Après les « petites mains », le « haut du spectre ». Très critiqué sur les résultats pas toujours convaincants de ses opérations « Place nette XXL » contre le trafic de drogue, le gouvernement a annoncé, dimanche, une série de mesures pour « renforcer la lutte contre la criminalité organisée ». Dans un entretien accordé à la Tribune Dimanche, le garde des Sceaux y détaille son plan contre les « gros trafiquants ».
Première mesure de ce plan, l’installation, à l’automne, d’un Parquet national spécialisé, baptisé Pnaco, à l’image de ceux déjà actifs contre le terrorisme (Pnat) et la délinquance financière (PNF). C’est d’ailleurs le premier et désormais ex-patron du Pnat, le magistrat Jean-François Ricard, devenu conseiller spécial du ministre il y a une semaine, qui est chargé de préciser les contours de ce nouvel outil destiné à « mieux coordonner l’action de la justice et la rendre plus efficace » contre les trafics.
Un nouveau statut du repenti, sur le modèle italien
Ce futur parquet pourra compter sur une nouvelle mesure pour nourrir ses dossiers : un véritable statut du repenti, inspiré de celui mis en place en Italie… il y a plus de quarante ans ! À l’origine, de l’autre côté des Alpes, la mise en place de réductions de peine pour les « collaborateurs de justice » concernait d’abord les terroristes des « années de plomb », mais le dispositif avait été élargi pendant les années 1990 aux membres de la mafia.

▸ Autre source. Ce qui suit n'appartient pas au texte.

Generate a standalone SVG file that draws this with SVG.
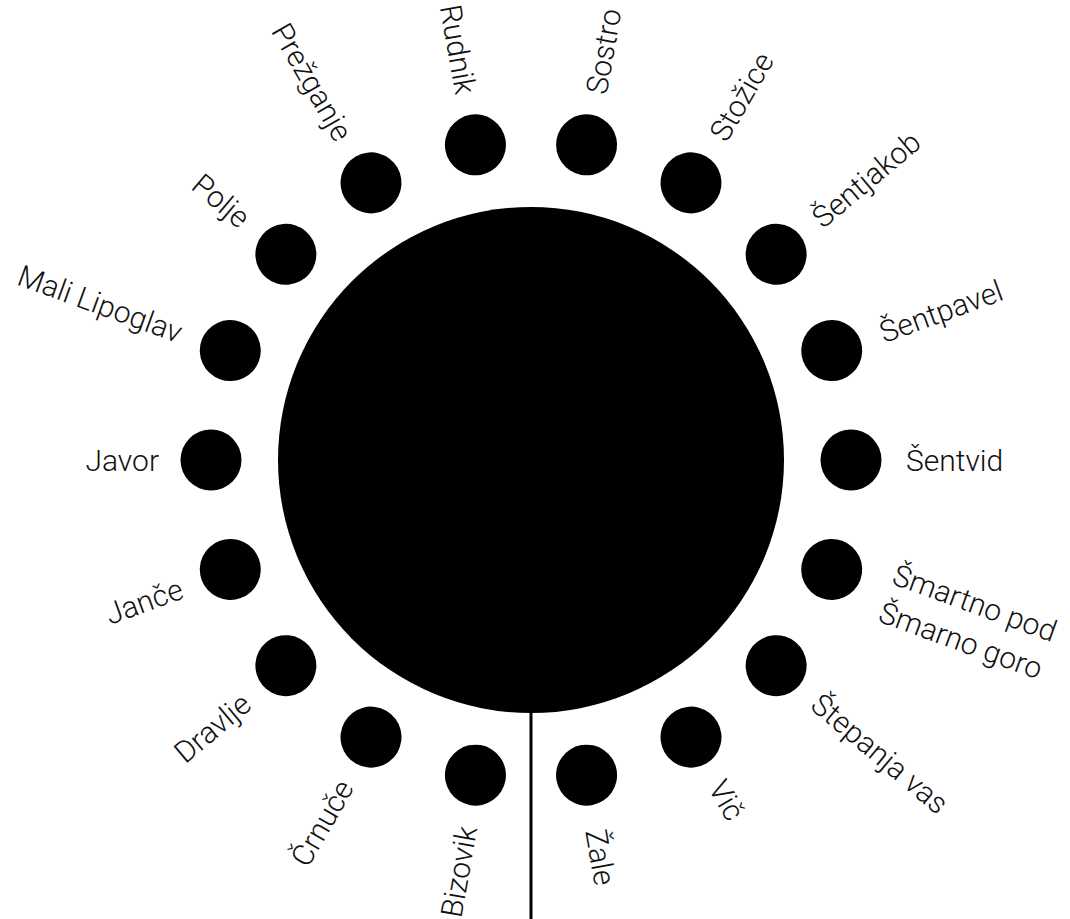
<svg xmlns="http://www.w3.org/2000/svg" width="1070" height="919" viewBox="0 0 1070 919">
<style>
.dot{fill:#000}
.lbl{font-family:Roboto,"Liberation Sans",sans-serif;font-weight:300;font-size:30px;fill:#111}
</style>
<rect width="1070" height="919" fill="#fff"/>
<g id="connectors">
<line x1="531" y1="700" x2="531" y2="919" stroke="#000" stroke-width="3"/>
</g>
<g id="center"><circle cx="531" cy="460" r="253" class="dot"/></g>
<g id="n-sostro" transform="translate(531,460) rotate(-80)"><circle cx="320" cy="0" r="30.5" class="dot"/><text x="372" y="0" dy="0.37em" class="lbl">Sostro</text></g>
<g id="n-stozice" transform="translate(531,460) rotate(-60)"><circle cx="320" cy="0" r="30.5" class="dot"/><text x="372" y="0" dy="0.37em" class="lbl">Stožice</text></g>
<g id="n-sentjakob" transform="translate(531,460) rotate(-40)"><circle cx="320" cy="0" r="30.5" class="dot"/><text x="372" y="0" dy="0.37em" class="lbl">Šentjakob</text></g>
<g id="n-sentpavel" transform="translate(531,460) rotate(-20)"><circle cx="320" cy="0" r="30.5" class="dot"/><text x="372" y="0" dy="0.37em" class="lbl">Šentpavel</text></g>
<g id="n-sentvid" transform="translate(531,460) rotate(0)"><circle cx="320" cy="0" r="30.5" class="dot"/><text x="375" y="0" dy="0.37em" class="lbl">Šentvid</text></g>
<g id="n-smartno" transform="translate(531,460) rotate(20)"><circle cx="320" cy="0" r="30.5" class="dot"/><text class="lbl"><tspan x="380" y="-7">Šmartno pod</tspan><tspan x="380" y="33">Šmarno goro</tspan></text></g>
<g id="n-stepanja" transform="translate(531,460) rotate(40)"><circle cx="320" cy="0" r="30.5" class="dot"/><text x="372" y="0" dy="0.37em" class="lbl">Štepanja vas</text></g>
<g id="n-vic" transform="translate(531,460) rotate(60)"><circle cx="320" cy="0" r="30.5" class="dot"/><text x="372" y="0" dy="0.37em" class="lbl">Vič</text></g>
<g id="n-zale" transform="translate(531,460) rotate(80)"><circle cx="320" cy="0" r="30.5" class="dot"/><text x="375" y="0" dy="0.37em" class="lbl">Žale</text></g>
<g id="n-bizovik" transform="translate(531,460) rotate(-80)"><circle cx="-320" cy="0" r="30.5" class="dot"/><text x="-372" y="0" dy="0.37em" text-anchor="end" class="lbl">Bizovik</text></g>
<g id="n-crnuce" transform="translate(531,460) rotate(-60)"><circle cx="-320" cy="0" r="30.5" class="dot"/><text x="-372" y="0" dy="0.37em" text-anchor="end" class="lbl">Črnuče</text></g>
<g id="n-dravlje" transform="translate(531,460) rotate(-40)"><circle cx="-320" cy="0" r="30.5" class="dot"/><text x="-372" y="0" dy="0.37em" text-anchor="end" class="lbl">Dravlje</text></g>
<g id="n-jance" transform="translate(531,460) rotate(-20)"><circle cx="-320" cy="0" r="30.5" class="dot"/><text x="-372" y="0" dy="0.37em" text-anchor="end" class="lbl">Janče</text></g>
<g id="n-javor" transform="translate(531,460) rotate(0)"><circle cx="-320" cy="0" r="30.5" class="dot"/><text x="-372" y="0" dy="0.37em" text-anchor="end" class="lbl">Javor</text></g>
<g id="n-malilipoglav" transform="translate(531,460) rotate(20)"><circle cx="-320" cy="0" r="30.5" class="dot"/><text x="-372" y="0" dy="0.37em" text-anchor="end" class="lbl">Mali Lipoglav</text></g>
<g id="n-polje" transform="translate(531,460) rotate(40)"><circle cx="-320" cy="0" r="30.5" class="dot"/><text x="-372" y="0" dy="0.37em" text-anchor="end" class="lbl">Polje</text></g>
<g id="n-prezganje" transform="translate(531,460) rotate(60)"><circle cx="-320" cy="0" r="30.5" class="dot"/><text x="-372" y="0" dy="0.37em" text-anchor="end" class="lbl">Prežganje</text></g>
<g id="n-rudnik" transform="translate(531,460) rotate(80)"><circle cx="-320" cy="0" r="30.5" class="dot"/><text x="-372" y="0" dy="0.37em" text-anchor="end" class="lbl">Rudnik</text></g>
</svg>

En échange d’informations nouvelles et déterminantes, ces « repentis » obtenaient une peine réduite (pas en dessous d’un quart de la sentence prévue), mais aussi une nouvelle identité et la protection de l’État pour eux et leur famille. C’est dans ce cadre que Tommaso Buscetta, un ancien membre de Cosa Nostra, la mafia sicilienne, avait pu témoigner contre 479 de ses ex-compagnons, dont le « parrain des parrains » Toto Riina, lors du procès géant de Palerme en 1986.
Si une législation comparable existe en France, « elle est beaucoup trop restrictive, donc peu efficace », a convenu Éric Dupond-Moretti, puisqu’elle « n’a été appliquée qu’une vingtaine de fois depuis 2004 ». Comme en Italie, des « déclarations sincères, complètes et déterminantes » permettant de « démanteler des réseaux criminels » pourront donner lieu à l’attribution de ce statut et à « un changement d’état civil officiel et définitif », ce qui est « totalement nouveau », a souligné le ministre.
Les magistrats « satisfaits » de ces annonces
Dans le même souci de faciliter les procédures engagées contre le crime organisé, Éric Dupond-Moretti a aussi annoncé que les cours d’assises spéciales, composées uniquement de magistrats professionnels, déjà habilitées à juger le trafic de stupéfiants en bande organisée, seraient compétentes pour les règlements de comptes, afin que les jurés populaires ne soient pas l’objet « de pressions ou de menaces ».
Il a enfin indiqué qu’une nouvelle infraction d’association de malfaiteurs en bande organisée, punie de vingt ans de prison, serait créée à destination de ces gros trafiquants. Très sévères sur les opérations « Place nette », les magistrats ont cette fois salué ces annonces. « On peut dire qu’on a été entendus », s’est réjoui Ludovic Friat, le président de l’Union syndicale des magistrats, sur France Info.